**STORED DATA**

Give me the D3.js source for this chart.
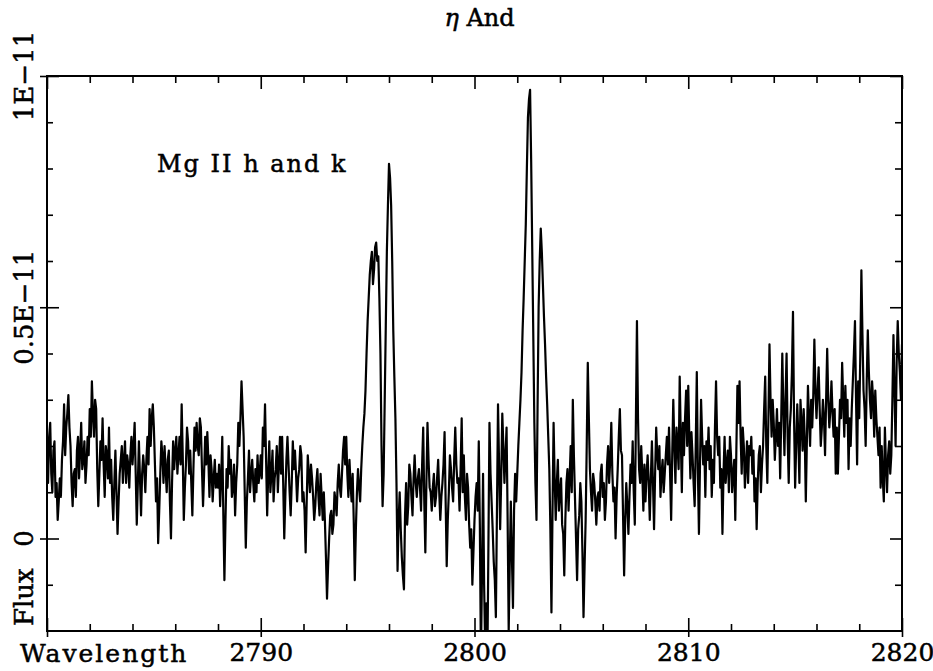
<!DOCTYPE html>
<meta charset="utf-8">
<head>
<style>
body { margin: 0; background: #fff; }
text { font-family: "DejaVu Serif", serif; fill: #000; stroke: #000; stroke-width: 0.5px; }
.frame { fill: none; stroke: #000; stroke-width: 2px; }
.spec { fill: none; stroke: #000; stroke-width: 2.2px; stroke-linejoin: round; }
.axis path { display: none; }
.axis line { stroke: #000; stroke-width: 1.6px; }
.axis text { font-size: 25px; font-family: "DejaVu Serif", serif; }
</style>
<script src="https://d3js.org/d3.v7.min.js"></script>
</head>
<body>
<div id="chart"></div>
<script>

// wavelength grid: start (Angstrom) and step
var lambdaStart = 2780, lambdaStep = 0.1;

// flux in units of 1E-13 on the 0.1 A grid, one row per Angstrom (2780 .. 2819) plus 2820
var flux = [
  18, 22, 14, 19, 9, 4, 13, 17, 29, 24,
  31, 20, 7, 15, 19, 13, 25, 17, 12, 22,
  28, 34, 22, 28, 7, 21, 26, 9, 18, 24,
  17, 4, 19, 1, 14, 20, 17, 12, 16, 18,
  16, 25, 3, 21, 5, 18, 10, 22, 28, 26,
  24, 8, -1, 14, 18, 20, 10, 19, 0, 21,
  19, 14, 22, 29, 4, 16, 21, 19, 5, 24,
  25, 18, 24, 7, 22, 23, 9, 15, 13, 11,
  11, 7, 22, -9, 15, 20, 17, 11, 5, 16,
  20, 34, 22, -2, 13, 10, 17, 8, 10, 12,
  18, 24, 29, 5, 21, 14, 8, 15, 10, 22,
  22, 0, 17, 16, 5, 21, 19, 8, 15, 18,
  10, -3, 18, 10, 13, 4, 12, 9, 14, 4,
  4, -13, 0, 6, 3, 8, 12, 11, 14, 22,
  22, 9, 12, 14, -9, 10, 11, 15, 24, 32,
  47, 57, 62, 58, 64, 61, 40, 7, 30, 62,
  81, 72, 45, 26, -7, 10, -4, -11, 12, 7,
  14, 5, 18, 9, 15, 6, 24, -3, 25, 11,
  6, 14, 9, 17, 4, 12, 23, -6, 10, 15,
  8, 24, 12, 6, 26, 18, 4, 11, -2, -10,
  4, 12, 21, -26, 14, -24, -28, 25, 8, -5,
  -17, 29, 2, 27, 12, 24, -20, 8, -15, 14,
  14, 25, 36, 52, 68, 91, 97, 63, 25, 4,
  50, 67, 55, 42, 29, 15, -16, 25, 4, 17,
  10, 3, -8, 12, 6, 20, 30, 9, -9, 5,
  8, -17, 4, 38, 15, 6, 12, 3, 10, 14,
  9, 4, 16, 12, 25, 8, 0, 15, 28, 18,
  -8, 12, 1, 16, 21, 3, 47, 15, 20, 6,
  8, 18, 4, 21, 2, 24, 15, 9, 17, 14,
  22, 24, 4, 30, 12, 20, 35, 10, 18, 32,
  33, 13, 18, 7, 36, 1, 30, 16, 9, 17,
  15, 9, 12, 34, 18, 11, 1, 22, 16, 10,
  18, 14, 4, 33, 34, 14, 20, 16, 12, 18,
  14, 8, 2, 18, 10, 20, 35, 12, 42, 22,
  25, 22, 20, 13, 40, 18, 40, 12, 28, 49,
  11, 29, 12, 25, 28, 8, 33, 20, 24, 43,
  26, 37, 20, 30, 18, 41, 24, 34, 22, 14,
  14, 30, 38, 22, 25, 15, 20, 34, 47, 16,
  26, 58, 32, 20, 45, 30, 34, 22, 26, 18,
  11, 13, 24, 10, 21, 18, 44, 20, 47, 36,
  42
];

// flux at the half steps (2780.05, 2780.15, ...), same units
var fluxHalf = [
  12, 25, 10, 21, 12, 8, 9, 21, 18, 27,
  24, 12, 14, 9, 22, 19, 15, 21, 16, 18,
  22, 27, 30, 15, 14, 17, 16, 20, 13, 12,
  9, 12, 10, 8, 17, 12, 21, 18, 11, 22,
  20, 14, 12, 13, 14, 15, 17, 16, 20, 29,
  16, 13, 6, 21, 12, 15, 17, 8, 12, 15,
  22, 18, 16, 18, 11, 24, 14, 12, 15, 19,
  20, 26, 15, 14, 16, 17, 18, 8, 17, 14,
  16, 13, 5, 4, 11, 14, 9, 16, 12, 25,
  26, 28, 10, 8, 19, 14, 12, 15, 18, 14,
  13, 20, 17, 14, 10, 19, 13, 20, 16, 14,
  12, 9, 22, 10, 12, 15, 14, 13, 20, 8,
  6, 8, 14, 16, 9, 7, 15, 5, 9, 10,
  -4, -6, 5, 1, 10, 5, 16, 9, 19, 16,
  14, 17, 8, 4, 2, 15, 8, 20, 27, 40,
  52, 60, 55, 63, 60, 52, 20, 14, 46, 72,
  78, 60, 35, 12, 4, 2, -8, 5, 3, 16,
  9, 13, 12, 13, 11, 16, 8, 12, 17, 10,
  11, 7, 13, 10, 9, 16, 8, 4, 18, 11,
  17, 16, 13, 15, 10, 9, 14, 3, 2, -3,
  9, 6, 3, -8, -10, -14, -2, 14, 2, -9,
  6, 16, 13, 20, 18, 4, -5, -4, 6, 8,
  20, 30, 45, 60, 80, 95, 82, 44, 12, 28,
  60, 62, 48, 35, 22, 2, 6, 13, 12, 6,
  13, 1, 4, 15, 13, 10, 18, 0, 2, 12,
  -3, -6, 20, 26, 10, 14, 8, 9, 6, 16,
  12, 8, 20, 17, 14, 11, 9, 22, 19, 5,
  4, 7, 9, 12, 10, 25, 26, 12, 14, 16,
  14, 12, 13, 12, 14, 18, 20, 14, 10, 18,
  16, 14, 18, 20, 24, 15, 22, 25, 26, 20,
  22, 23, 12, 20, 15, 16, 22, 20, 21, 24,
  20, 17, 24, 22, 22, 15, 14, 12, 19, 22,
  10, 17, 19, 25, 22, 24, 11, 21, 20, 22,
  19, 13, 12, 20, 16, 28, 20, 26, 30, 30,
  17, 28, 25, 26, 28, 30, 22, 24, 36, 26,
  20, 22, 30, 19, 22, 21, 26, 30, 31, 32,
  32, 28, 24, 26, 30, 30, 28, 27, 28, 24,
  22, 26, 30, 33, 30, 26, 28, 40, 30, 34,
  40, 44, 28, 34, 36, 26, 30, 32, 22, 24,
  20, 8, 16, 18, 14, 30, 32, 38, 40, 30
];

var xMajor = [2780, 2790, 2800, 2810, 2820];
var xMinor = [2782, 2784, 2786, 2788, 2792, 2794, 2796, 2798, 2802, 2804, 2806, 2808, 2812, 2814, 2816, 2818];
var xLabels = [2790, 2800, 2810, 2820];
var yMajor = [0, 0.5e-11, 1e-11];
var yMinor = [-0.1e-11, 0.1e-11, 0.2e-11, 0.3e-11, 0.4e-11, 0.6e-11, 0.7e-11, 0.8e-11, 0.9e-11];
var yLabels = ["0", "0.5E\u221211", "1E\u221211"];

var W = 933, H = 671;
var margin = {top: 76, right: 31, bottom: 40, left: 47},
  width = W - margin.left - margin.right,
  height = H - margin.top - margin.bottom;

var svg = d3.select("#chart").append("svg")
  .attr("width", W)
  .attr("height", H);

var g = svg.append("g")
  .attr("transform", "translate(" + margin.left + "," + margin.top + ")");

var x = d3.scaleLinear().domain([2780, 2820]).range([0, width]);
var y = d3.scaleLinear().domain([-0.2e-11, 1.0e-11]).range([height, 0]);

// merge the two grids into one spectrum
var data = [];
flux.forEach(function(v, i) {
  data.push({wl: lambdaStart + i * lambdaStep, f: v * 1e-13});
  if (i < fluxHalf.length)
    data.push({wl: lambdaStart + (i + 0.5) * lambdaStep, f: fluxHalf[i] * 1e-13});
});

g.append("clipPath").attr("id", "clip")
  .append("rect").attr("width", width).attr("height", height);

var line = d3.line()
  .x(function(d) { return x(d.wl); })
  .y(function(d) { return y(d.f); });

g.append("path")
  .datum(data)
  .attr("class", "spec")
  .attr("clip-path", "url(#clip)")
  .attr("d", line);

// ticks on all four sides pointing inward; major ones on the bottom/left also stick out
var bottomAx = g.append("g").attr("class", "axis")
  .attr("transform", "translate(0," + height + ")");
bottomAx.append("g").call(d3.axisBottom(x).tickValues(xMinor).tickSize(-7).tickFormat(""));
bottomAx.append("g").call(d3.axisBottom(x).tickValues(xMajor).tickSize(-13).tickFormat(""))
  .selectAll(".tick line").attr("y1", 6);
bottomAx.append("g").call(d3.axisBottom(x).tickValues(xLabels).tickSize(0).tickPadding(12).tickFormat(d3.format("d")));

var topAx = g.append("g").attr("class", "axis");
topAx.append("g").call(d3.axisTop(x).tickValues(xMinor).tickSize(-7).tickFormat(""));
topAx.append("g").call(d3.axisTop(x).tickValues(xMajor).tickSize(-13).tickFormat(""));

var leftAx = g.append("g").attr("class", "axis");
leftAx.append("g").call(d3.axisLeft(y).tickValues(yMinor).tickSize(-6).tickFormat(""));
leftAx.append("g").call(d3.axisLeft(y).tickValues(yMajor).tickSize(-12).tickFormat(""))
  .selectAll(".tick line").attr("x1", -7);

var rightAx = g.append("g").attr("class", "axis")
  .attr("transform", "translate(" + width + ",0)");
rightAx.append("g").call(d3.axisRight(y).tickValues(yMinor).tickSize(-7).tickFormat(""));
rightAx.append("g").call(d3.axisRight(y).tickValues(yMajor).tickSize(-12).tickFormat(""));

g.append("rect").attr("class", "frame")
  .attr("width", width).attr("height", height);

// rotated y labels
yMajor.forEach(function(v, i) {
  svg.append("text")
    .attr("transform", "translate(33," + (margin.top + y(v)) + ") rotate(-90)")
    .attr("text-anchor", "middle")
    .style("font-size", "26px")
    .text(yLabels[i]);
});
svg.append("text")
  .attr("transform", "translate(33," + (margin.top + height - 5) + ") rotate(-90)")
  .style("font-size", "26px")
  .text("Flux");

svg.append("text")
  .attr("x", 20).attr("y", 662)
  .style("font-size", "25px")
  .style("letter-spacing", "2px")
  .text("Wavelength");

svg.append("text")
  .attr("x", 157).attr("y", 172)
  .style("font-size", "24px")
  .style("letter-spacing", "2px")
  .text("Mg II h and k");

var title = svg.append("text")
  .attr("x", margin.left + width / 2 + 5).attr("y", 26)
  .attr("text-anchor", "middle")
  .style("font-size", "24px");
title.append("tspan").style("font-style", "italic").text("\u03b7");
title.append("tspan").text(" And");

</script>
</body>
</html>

**INSTRUCTION**
Set down again, exactly, the lines of the material above from its first line to the one with "var lambdaStart = 2780, lambdaStep = 0.1;", inclusive. Leave the pictures out.

**EXPECTED ANSWER**
Give me the D3.js source for this chart.
<!DOCTYPE html>
<meta charset="utf-8">
<head>
<style>
body { margin: 0; background: #fff; }
text { font-family: "DejaVu Serif", serif; fill: #000; stroke: #000; stroke-width: 0.5px; }
.frame { fill: none; stroke: #000; stroke-width: 2px; }
.spec { fill: none; stroke: #000; stroke-width: 2.2px; stroke-linejoin: round; }
.axis path { display: none; }
.axis line { stroke: #000; stroke-width: 1.6px; }
.axis text { font-size: 25px; font-family: "DejaVu Serif", serif; }
</style>
<script src="https://d3js.org/d3.v7.min.js"></script>
</head>
<body>
<div id="chart"></div>
<script>

// wavelength grid: start (Angstrom) and step
var lambdaStart = 2780, lambdaStep = 0.1;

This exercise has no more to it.